§ **COLLECTED MATERIAL**:
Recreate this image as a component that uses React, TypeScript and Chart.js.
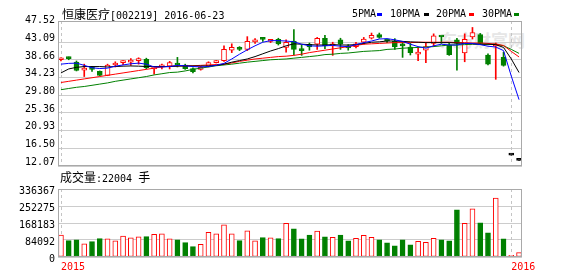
import React, { useEffect, useRef } from 'react';
import { Chart, registerables } from 'chart.js';
Chart.register(...registerables);

// ---------- data ----------
const stockName = '恒康医疗';
const stockCode = '[002219] 2016-06-23';
const volumeName = '成交量';
const volumeText = ':22004 ';
const volumeUnit = '手';
const watermark = '东方财富网';
const legendNames = ['5PMA', '10PMA', '20PMA', '30PMA'];
const yearMarks = [0, 58];
const yearLabels = ['2015', '2016'];
const priceTicks = [12.07, 16.5, 20.93, 25.36, 29.8, 34.23, 38.66, 43.09, 47.52];
const volumeTicks = [0, 84092, 168183, 252275, 336367];

const openP = [38.7, 39.1, 38.1, 36.1, 36.4, 35.8, 34.8, 37.4, 38.0, 38.1,
  38.5, 38.8, 36.4, 36.9, 37.1, 37.5, 37.4, 36.5, 36.3, 37.1,
  38.0, 38.5, 41.1, 41.7, 41.3, 43.2, 43.9, 43.3, 43.8, 41.8,
  43.4, 41.1, 42.6, 42.6, 44.1, 42.2, 43.7, 42.2, 42.0, 43.1,
  44.1, 45.0, 43.5, 43.3, 42.3, 41.9, 40.1, 41.1, 42.8, 44.6,
  42.4, 43.7, 40.4, 44.4, 45.0, 39.9, 42.2, 39.3, 14.8, 13.5];
const closeP = [38.8, 39.0, 36.0, 36.2, 36.3, 34.8, 37.4, 37.5, 38.3, 38.2,
  38.6, 36.7, 36.5, 37.1, 38.0, 37.4, 36.5, 35.7, 36.8, 38.0,
  38.4, 41.3, 41.8, 41.3, 43.3, 43.7, 43.8, 43.5, 42.7, 43.1,
  41.3, 41.0, 41.9, 44.1, 42.2, 42.3, 42.6, 41.7, 42.7, 43.9,
  44.8, 44.3, 43.4, 41.9, 42.2, 40.5, 40.3, 42.0, 44.7, 44.4,
  40.0, 42.8, 43.8, 45.5, 42.8, 37.6, 42.6, 37.3, 14.8, 13.5];
const highP = [39.2, 39.4, 38.4, 37.6, 36.9, 35.9, 37.6, 38.2, 38.5, 39.0,
  39.2, 39.1, 36.9, 37.6, 38.3, 39.3, 37.6, 36.7, 37.0, 38.2,
  38.5, 42.2, 42.7, 42.0, 44.5, 44.0, 44.3, 43.8, 44.1, 43.7,
  46.3, 42.4, 42.9, 44.3, 44.8, 43.1, 44.1, 42.5, 43.1, 44.3,
  45.4, 45.4, 43.9, 44.0, 43.3, 42.8, 41.9, 42.8, 45.2, 44.6,
  42.8, 44.1, 45.2, 46.8, 45.3, 40.2, 42.9, 40.6, 14.8, 13.5];
const lowP = [38.4, 38.7, 35.9, 34.5, 35.8, 34.7, 34.7, 36.9, 37.5, 37.3,
  37.6, 36.4, 35.1, 36.4, 36.4, 36.9, 36.3, 35.4, 36.1, 36.9,
  37.9, 38.3, 40.5, 41.0, 41.0, 42.8, 43.3, 43.0, 42.4, 40.6,
  39.9, 39.8, 41.1, 41.3, 41.5, 39.8, 41.3, 41.1, 41.7, 42.6,
  43.9, 44.1, 43.0, 41.3, 39.3, 39.9, 38.5, 38.0, 42.0, 42.8,
  39.8, 36.1, 38.2, 43.9, 42.5, 37.4, 33.8, 37.1, 14.8, 13.5];

const ma5 = [37.6, 37.8, 37.85, 37.3, 36.7, 36.5, 36.6, 37.1, 37.4, 37.7,
  37.85, 37.6, 36.9, 36.9, 37.0, 37.3, 37.2, 37.0, 36.9, 37.0,
  37.3, 37.8, 38.9, 40.1, 41.2, 42.2, 43.1, 43.5, 43.5, 43.4,
  43.2, 42.6, 42.2, 42.1, 42.2, 42.3, 42.1, 42.0, 42.5, 43.0,
  43.4, 43.9, 44.0, 43.7, 43.3, 42.6, 42.0, 41.6, 42.2, 42.6,
  42.4, 42.4, 42.8, 42.8, 42.5, 42.1, 41.9, 41.0, 34.6, 28.7];
const ma10 = [35.4, 36.4, 36.8, 37.0, 37.0, 37.0, 36.9, 37.0, 37.1, 37.15,
  37.1, 37.0, 37.0, 37.0, 37.0, 37.1, 37.15, 37.15, 37.15, 37.15,
  37.3, 37.6, 38.1, 38.5, 38.9, 39.5, 40.2, 40.9, 41.5, 42.2,
  42.7, 42.6, 42.5, 42.4, 42.4, 42.5, 42.4, 42.4, 42.5, 42.8,
  43.1, 43.2, 43.4, 43.4, 43.3, 43.2, 43.1, 43.0, 43.0, 43.0,
  43.0, 42.9, 42.8, 42.7, 42.6, 42.6, 42.5, 41.8, 38.9, 35.5];
const ma20 = [33.0, 33.3, 33.6, 33.9, 34.2, 34.5, 34.8, 35.1, 35.4, 35.7,
  36.0, 36.3, 36.6, 36.9, 37.1, 37.15, 37.2, 37.2, 37.3, 37.4,
  37.5, 37.6, 37.9, 38.3, 38.6, 38.9, 39.1, 39.3, 39.5, 39.6,
  39.8, 40.1, 40.5, 40.8, 41.1, 41.4, 41.7, 42.0, 42.3, 42.6,
  42.7, 42.8, 42.9, 43.0, 43.0, 43.0, 43.1, 43.1, 43.1, 43.1,
  43.1, 43.0, 43.0, 42.9, 42.9, 42.8, 42.6, 42.3, 40.8, 39.4];
const ma30 = [31.2, 31.5, 31.8, 32.0, 32.3, 32.6, 32.9, 33.3, 33.6, 33.9,
  34.2, 34.5, 34.9, 35.2, 35.5, 35.6, 35.9, 36.3, 36.6, 36.9,
  37.2, 37.4, 37.6, 37.85, 38.1, 38.3, 38.5, 38.7, 38.8, 38.9,
  39.1, 39.3, 39.5, 39.7, 40.0, 40.1, 40.3, 40.4, 40.6, 40.8,
  40.9, 41.0, 41.3, 41.4, 41.6, 41.7, 41.8, 41.9, 42.0, 42.2,
  42.4, 42.4, 42.5, 42.6, 42.6, 42.6, 42.6, 42.2, 41.3, 40.3];

const volume = [109000, 81000, 84500, 65000, 76000, 91000, 89500, 79500, 104000, 94500,
  99400, 101000, 112700, 114000, 89500, 84500, 71000, 51000, 63000, 122600,
  114000, 159000, 114000, 81000, 129000, 79500, 96000, 94500, 91000, 167000,
  139000, 89500, 109000, 127600, 99400, 97800, 109000, 79500, 92800, 107700,
  97800, 84500, 69600, 54700, 84500, 59700, 77900, 72900, 92800, 84500,
  79500, 233600, 167000, 238600, 169000, 119000, 291600, 89500, 8000, 22004];

// ---------- styles ----------
const RED = '#ff0000';
const GREEN = '#008000';
const BLUE = '#0000ff';
const BLACK = '#000000';
const GRID = '#cccccc';
const FRAME = '#a9a9a9';
const MONO = "'DejaVu Sans Mono'";
const CJK = "'Noto Sans CJK SC'";
const X_MIN = -0.38;
const X_MAX = 59.38;
const AXIS_W = 58;

const idx = openP.map((_, i) => i);
const isFlat = (i: number) => highP[i] === lowP[i];
const isUp = (i: number) => closeP[i] >= openP[i];
const candleColor = (i: number) => (isFlat(i) ? BLACK : isUp(i) ? RED : GREEN);

const framePlugin = {
  id: 'frame',
  beforeDatasetsDraw(chart: any) {
    const { ctx, chartArea: a, scales } = chart;
    const xs = scales.x;
    ctx.save();
    ctx.strokeStyle = '#c4c4c4';
    ctx.lineWidth = 1;
    ctx.setLineDash([3, 3]);
    yearMarks.forEach((m) => {
      const x = Math.round(xs.getPixelForValue(m)) + 0.5;
      ctx.beginPath();
      ctx.moveTo(x, a.top);
      ctx.lineTo(x, a.bottom);
      ctx.stroke();
    });
    ctx.restore();
  },
  afterDraw(chart: any) {
    const { ctx, chartArea: a } = chart;
    ctx.save();
    ctx.strokeStyle = FRAME;
    ctx.lineWidth = 1;
    ctx.strokeRect(a.left + 0.5, a.top + 0.5, a.right - a.left - 1, a.bottom - a.top - 1);
    ctx.restore();
  },
};

const tickFont = { family: MONO, size: 10 };

function priceConfig(): any {
  const line = (arr: number[], color: string) => ({
    type: 'line',
    data: arr.map((v, i) => ({ x: i, y: v })),
    borderColor: color,
    borderWidth: 1,
    pointRadius: 0,
    tension: 0,
    order: 0,
  });
  return {
    type: 'bar',
    data: {
      datasets: [
        line(ma5, BLUE),
        line(ma10, BLACK),
        line(ma20, RED),
        line(ma30, GREEN),
        {
          type: 'bar',
          data: idx.map((i) => ({ x: i, y: [openP[i], closeP[i]] })),
          barThickness: 5,
          grouped: false,
          minBarLength: 2,
          borderWidth: 1,
          borderSkipped: false,
          backgroundColor: (c: any) => (isFlat(c.dataIndex) ? BLACK : isUp(c.dataIndex) ? '#ffffff' : GREEN),
          borderColor: (c: any) => candleColor(c.dataIndex),
          order: 1,
        },
        {
          type: 'bar',
          data: idx.map((i) => ({ x: i, y: [lowP[i], highP[i]] })),
          barThickness: 1,
          grouped: false,
          borderWidth: 0,
          backgroundColor: (c: any) => candleColor(c.dataIndex),
          order: 2,
        },
      ],
    },
    options: {
      animation: false,
      responsive: false,
      events: [],
      layout: { padding: { top: 21, right: 56, bottom: 9, left: 0 } },
      plugins: { legend: { display: false }, tooltip: { enabled: false } },
      scales: {
        x: { type: 'linear', min: X_MIN, max: X_MAX, offset: false, display: false },
        y: {
          type: 'linear',
          min: 12.07,
          max: 48.42,
          afterFit: (s: any) => { s.width = AXIS_W; },
          afterBuildTicks: (s: any) => { s.ticks = priceTicks.map((v) => ({ value: v })); },
          grid: {
            color: (c: any) => (c.tick && c.tick.value === 47.52 ? 'rgba(0,0,0,0)' : GRID),
            drawTicks: false,
          },
          border: { display: false },
          ticks: {
            padding: 3,
            labelOffset: -4,
            color: '#000',
            font: tickFont,
            callback: (v: any) => Number(v).toFixed(2),
          },
        },
      },
    },
    plugins: [framePlugin],
  };
}

function volumeConfig(): any {
  return {
    type: 'bar',
    data: {
      datasets: [
        {
          data: idx.map((i) => ({ x: i, y: volume[i] })),
          barThickness: 5,
          borderWidth: 1,
          borderSkipped: false,
          backgroundColor: (c: any) => (isUp(c.dataIndex) ? '#ffffff' : GREEN),
          borderColor: (c: any) => (isUp(c.dataIndex) ? RED : GREEN),
        },
      ],
    },
    options: {
      animation: false,
      responsive: false,
      events: [],
      layout: { padding: { top: 9, right: 56, bottom: 0, left: 0 } },
      plugins: { legend: { display: false }, tooltip: { enabled: false } },
      scales: {
        x: {
          type: 'linear',
          min: X_MIN,
          max: X_MAX,
          offset: false,
          afterFit: (s: any) => { s.height = 19; },
          afterBuildTicks: (s: any) => { s.ticks = yearMarks.map((v) => ({ value: v })); },
          grid: { display: false, drawTicks: false },
          border: { display: false },
          ticks: {
            autoSkip: false,
            maxRotation: 0,
            align: 'start',
            padding: 4,
            color: RED,
            font: { family: MONO, size: 10 },
            callback: (v: any) => {
              const k = yearMarks.indexOf(Number(v));
              return k >= 0 ? yearLabels[k] : '';
            },
          },
        },
        y: {
          type: 'linear',
          min: 0,
          max: 336367,
          afterFit: (s: any) => { s.width = AXIS_W; },
          afterBuildTicks: (s: any) => { s.ticks = volumeTicks.map((v) => ({ value: v })); },
          grid: { color: GRID, drawTicks: false },
          border: { display: false },
          ticks: {
            padding: 3,
            labelOffset: 2,
            color: '#000',
            font: tickFont,
            callback: (v: any) => String(v),
          },
        },
      },
    },
    plugins: [framePlugin],
  };
}

const legendColors = [BLUE, BLACK, RED, GREEN];
const legendTextX = [352, 390, 436, 482];
const legendBoxX = [377, 424, 469, 514];

export default function App() {
  const priceRef = useRef<HTMLCanvasElement>(null);
  const volRef = useRef<HTMLCanvasElement>(null);

  useEffect(() => {
    const c1 = new Chart(priceRef.current as HTMLCanvasElement, priceConfig());
    const c2 = new Chart(volRef.current as HTMLCanvasElement, volumeConfig());
    return () => {
      c1.destroy();
      c2.destroy();
    };
  }, []);

  const abs = (left: number, top: number): React.CSSProperties => ({
    position: 'absolute',
    left,
    top,
    whiteSpace: 'nowrap',
    lineHeight: '12px',
    fontSize: 12,
    color: '#000',
  });

  return (
    <div style={{ position: 'fixed', left: 0, top: 0, width: 578, height: 276, background: '#fff', overflow: 'hidden' }}>
      <div style={{ ...abs(440, 27), font: `bold 17px ${CJK}`, color: '#e6e6e6', lineHeight: '20px' }}>{watermark}</div>
      <canvas ref={priceRef} width={578} height={175} style={{ position: 'absolute', left: 0, top: 0, width: 578, height: 175 }} />
      <canvas ref={volRef} width={578} height={96} style={{ position: 'absolute', left: 0, top: 180, width: 578, height: 96 }} />
      <div style={abs(62, 8)}>
        <span style={{ font: `12px ${CJK}`, lineHeight: '12px' }}>{stockName}</span>
        <span style={{ font: `10px ${MONO}`, lineHeight: '12px' }}>{stockCode}</span>
      </div>
      {legendNames.map((n, k) => (
        <React.Fragment key={n}>
          <div style={{ ...abs(legendTextX[k], 8), font: `10px ${MONO}`, lineHeight: '12px' }}>{n}</div>
          <div style={{ position: 'absolute', left: legendBoxX[k], top: 13, width: 5, height: 3, background: legendColors[k] }} />
        </React.Fragment>
      ))}
      <div style={abs(60, 171)}>
        <span style={{ font: `12px ${CJK}`, lineHeight: '12px' }}>{volumeName}</span>
        <span style={{ font: `10px ${MONO}`, lineHeight: '12px' }}>{volumeText}</span>
        <span style={{ font: `12px ${CJK}`, lineHeight: '12px' }}>{volumeUnit}</span>
      </div>
    </div>
  );
}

§ **REQUIRED WORK**: Read through the data and copy every line where "React" shows up.

§ **RIGHT ANSWER**:
Recreate this image as a component that uses React, TypeScript and Chart.js.
import React, { useEffect, useRef } from 'react';
  const abs = (left: number, top: number): React.CSSProperties => ({
        <React.Fragment key={n}>
        </React.Fragment>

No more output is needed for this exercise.